Do this: In the entries below, print exactly the lines from the first through the one with "['33%', '5%', '27%', '4%', '10.5%', '2%', '19%'];", both included, and none of the pictures.

= = = =

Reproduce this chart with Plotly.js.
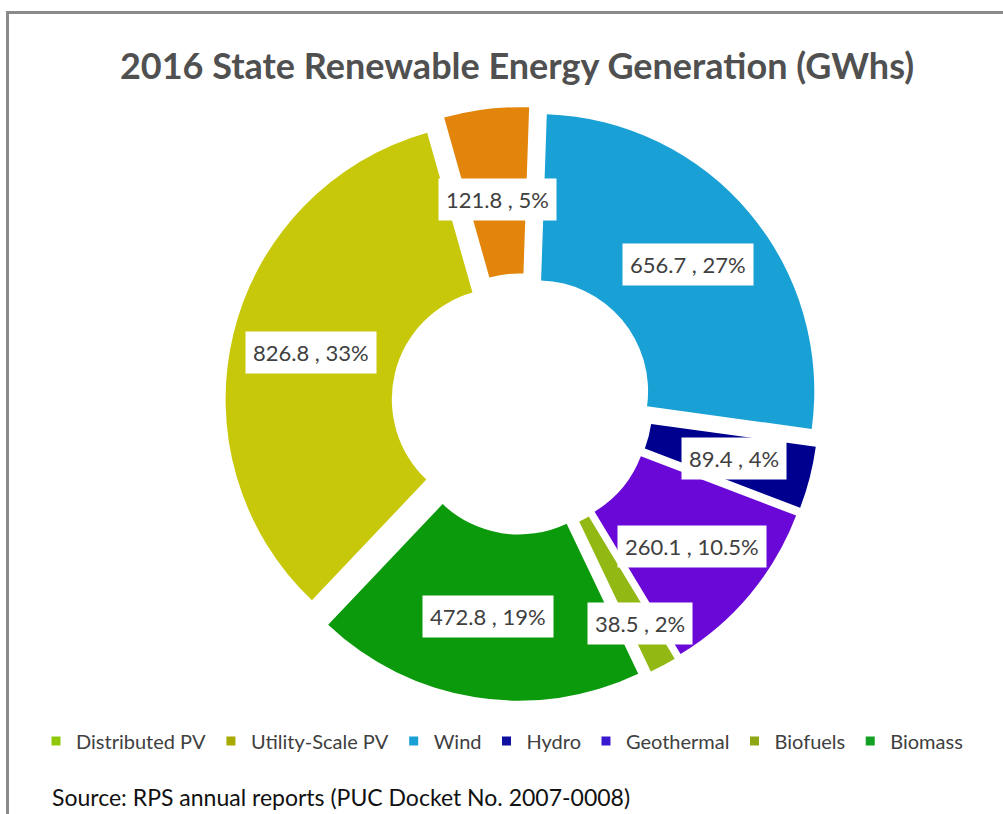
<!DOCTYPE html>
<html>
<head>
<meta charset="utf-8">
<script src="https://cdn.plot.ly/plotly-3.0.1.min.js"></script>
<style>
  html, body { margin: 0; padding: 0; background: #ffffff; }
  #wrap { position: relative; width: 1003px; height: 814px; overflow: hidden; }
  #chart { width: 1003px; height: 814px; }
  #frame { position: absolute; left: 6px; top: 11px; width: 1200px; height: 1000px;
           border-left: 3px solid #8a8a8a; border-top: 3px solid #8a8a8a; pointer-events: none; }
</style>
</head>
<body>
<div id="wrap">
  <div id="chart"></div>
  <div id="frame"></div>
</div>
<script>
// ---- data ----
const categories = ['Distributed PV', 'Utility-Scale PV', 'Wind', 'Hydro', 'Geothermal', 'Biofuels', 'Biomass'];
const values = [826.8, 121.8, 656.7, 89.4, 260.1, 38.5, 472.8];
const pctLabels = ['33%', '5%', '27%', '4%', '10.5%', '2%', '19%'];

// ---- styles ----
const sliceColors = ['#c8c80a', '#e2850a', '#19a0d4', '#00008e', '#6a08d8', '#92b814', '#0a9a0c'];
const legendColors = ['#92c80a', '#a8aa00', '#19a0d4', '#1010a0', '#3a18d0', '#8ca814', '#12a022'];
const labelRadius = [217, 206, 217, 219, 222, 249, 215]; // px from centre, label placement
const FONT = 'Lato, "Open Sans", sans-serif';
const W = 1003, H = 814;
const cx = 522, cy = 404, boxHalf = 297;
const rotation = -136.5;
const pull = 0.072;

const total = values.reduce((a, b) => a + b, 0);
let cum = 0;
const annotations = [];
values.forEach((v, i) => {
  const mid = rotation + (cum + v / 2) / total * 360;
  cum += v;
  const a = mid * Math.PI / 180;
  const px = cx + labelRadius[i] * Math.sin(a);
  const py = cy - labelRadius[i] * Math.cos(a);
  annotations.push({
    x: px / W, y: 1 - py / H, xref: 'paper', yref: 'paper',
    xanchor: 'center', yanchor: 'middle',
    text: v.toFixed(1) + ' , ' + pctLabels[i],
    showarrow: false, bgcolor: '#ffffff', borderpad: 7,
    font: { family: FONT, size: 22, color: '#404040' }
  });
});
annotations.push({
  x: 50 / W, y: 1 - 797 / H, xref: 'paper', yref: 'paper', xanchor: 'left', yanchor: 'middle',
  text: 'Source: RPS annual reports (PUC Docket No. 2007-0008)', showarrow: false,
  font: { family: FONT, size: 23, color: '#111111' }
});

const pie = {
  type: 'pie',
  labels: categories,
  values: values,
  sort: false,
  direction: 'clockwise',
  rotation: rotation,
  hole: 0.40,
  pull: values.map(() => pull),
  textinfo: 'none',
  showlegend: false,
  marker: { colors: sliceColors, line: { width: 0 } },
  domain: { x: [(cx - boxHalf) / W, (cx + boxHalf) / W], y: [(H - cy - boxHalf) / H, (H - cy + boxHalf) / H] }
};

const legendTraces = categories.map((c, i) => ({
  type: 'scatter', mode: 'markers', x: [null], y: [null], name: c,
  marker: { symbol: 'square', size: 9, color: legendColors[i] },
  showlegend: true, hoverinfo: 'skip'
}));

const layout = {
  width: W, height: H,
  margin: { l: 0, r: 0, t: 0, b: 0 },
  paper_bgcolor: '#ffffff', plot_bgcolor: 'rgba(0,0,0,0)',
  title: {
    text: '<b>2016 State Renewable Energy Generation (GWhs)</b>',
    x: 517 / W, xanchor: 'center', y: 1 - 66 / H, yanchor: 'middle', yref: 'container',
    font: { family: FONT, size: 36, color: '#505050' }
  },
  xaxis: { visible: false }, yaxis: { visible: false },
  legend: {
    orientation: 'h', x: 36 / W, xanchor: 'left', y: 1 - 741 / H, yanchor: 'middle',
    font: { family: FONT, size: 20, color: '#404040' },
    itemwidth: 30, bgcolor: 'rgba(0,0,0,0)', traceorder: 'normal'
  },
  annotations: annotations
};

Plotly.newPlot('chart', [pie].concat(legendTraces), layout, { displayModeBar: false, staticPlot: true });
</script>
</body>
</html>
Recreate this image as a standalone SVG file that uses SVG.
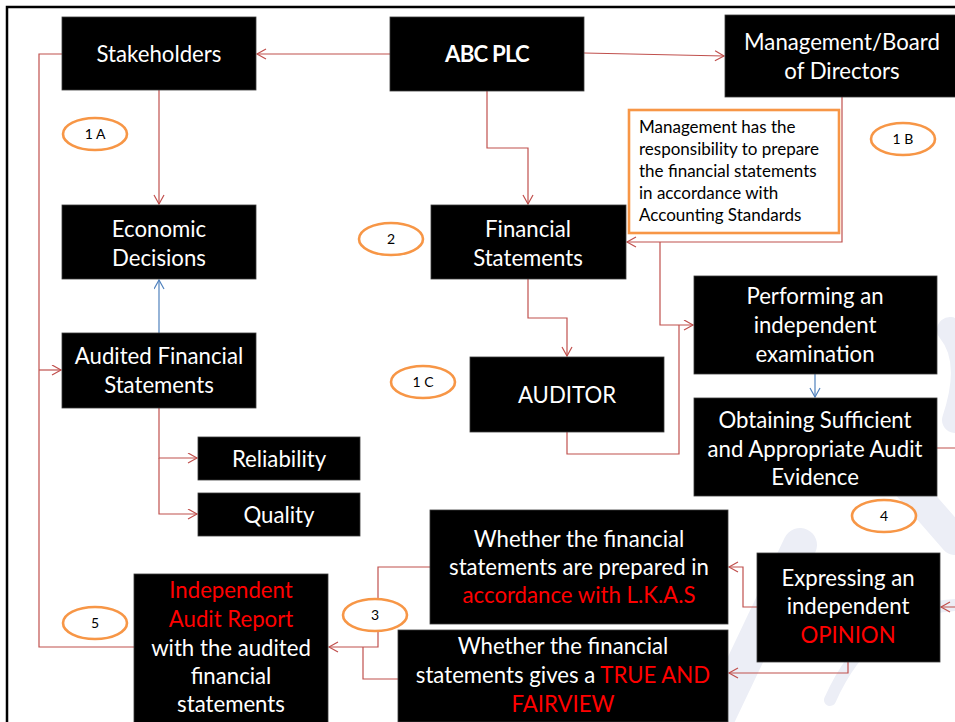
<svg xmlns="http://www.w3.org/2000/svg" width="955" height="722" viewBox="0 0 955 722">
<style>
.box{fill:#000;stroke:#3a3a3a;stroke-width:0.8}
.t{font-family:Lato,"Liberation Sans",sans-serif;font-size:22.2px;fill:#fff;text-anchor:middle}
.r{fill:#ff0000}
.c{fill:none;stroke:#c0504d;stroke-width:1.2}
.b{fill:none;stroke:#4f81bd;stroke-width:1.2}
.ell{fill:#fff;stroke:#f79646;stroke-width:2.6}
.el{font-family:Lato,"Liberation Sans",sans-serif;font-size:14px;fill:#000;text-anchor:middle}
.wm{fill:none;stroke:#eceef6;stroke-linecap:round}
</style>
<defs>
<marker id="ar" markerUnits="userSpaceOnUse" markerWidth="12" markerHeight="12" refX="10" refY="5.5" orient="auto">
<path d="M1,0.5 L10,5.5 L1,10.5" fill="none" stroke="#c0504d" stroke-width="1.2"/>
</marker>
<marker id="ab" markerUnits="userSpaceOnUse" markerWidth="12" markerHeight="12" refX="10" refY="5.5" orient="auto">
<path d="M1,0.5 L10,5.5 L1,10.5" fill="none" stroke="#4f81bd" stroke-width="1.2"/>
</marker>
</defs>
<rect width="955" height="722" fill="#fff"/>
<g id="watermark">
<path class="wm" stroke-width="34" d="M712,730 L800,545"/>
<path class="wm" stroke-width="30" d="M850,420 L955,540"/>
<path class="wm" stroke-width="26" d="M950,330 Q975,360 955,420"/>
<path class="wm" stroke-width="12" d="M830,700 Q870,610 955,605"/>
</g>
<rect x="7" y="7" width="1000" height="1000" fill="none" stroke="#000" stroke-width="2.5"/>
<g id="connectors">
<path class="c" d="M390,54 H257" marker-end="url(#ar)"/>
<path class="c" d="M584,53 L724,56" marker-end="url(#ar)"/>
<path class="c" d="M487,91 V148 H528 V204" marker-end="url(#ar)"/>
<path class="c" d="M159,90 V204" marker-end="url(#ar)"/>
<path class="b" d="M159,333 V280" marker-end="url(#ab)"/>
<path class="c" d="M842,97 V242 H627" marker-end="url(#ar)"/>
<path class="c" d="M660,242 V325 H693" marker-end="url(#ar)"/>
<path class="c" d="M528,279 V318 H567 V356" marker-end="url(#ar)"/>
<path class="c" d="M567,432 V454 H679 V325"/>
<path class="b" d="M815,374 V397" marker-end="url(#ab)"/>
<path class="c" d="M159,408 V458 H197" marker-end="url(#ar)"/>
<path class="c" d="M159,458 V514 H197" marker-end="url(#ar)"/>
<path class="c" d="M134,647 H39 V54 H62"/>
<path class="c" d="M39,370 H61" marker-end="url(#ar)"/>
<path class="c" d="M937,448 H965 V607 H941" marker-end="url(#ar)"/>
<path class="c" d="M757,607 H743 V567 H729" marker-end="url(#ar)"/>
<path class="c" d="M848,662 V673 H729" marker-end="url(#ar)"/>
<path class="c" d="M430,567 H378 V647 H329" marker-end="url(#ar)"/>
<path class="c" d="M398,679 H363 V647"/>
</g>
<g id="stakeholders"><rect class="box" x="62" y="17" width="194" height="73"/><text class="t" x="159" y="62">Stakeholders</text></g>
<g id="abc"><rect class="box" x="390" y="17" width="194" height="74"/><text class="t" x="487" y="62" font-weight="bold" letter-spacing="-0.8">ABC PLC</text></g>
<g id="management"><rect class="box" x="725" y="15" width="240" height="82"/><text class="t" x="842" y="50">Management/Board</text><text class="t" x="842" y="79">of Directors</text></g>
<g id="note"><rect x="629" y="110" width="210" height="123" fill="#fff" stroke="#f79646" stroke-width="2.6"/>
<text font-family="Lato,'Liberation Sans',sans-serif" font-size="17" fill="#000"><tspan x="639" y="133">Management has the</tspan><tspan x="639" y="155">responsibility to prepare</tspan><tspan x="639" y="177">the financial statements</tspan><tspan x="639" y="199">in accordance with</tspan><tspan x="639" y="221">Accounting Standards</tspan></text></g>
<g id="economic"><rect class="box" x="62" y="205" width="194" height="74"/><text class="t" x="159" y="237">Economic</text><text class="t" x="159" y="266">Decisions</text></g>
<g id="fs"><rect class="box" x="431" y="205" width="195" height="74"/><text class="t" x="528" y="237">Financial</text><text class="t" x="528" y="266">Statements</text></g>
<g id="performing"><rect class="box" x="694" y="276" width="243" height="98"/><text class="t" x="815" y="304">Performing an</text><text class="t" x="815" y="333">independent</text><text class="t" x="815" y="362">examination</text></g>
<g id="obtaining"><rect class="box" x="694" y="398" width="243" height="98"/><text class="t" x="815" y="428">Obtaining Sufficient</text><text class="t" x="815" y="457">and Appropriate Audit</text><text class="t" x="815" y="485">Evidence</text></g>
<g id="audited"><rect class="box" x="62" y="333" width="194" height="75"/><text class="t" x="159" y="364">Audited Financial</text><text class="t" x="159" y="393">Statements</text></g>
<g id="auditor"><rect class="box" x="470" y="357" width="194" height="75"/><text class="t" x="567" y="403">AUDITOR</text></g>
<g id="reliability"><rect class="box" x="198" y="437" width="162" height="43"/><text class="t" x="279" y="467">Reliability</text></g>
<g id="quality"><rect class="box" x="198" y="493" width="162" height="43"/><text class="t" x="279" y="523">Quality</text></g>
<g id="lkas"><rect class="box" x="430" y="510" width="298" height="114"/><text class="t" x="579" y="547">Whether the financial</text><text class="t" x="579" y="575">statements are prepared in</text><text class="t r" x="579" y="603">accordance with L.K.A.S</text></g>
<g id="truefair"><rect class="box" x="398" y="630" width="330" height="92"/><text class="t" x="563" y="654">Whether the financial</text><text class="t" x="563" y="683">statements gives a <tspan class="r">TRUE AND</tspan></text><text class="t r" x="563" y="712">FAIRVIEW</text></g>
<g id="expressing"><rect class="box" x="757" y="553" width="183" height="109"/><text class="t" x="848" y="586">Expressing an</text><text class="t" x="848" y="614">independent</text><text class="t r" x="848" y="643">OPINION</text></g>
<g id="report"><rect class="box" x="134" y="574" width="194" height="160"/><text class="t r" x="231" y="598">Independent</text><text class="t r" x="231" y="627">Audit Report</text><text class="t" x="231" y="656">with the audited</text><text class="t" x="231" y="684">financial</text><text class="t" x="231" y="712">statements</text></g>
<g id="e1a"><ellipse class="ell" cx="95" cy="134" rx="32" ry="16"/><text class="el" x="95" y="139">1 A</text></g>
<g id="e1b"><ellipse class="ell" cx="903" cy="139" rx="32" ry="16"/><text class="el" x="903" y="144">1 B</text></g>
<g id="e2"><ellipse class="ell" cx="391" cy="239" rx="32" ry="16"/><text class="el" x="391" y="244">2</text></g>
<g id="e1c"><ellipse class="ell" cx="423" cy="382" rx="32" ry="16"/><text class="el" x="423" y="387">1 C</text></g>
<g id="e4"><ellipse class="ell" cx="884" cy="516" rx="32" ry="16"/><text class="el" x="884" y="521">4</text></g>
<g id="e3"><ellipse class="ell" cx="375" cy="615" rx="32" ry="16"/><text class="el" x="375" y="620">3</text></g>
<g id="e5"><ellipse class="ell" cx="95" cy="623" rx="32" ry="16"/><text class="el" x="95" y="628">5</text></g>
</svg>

= = = =

Full output:
Reproduce this chart with Plotly.js.
<!DOCTYPE html>
<html>
<head>
<meta charset="utf-8">
<script src="https://cdn.plot.ly/plotly-3.0.1.min.js"></script>
<style>
  html, body { margin: 0; padding: 0; background: #ffffff; }
  #wrap { position: relative; width: 1003px; height: 814px; overflow: hidden; }
  #chart { width: 1003px; height: 814px; }
  #frame { position: absolute; left: 6px; top: 11px; width: 1200px; height: 1000px;
           border-left: 3px solid #8a8a8a; border-top: 3px solid #8a8a8a; pointer-events: none; }
</style>
</head>
<body>
<div id="wrap">
  <div id="chart"></div>
  <div id="frame"></div>
</div>
<script>
// ---- data ----
const categories = ['Distributed PV', 'Utility-Scale PV', 'Wind', 'Hydro', 'Geothermal', 'Biofuels', 'Biomass'];
const values = [826.8, 121.8, 656.7, 89.4, 260.1, 38.5, 472.8];
const pctLabels = ['33%', '5%', '27%', '4%', '10.5%', '2%', '19%'];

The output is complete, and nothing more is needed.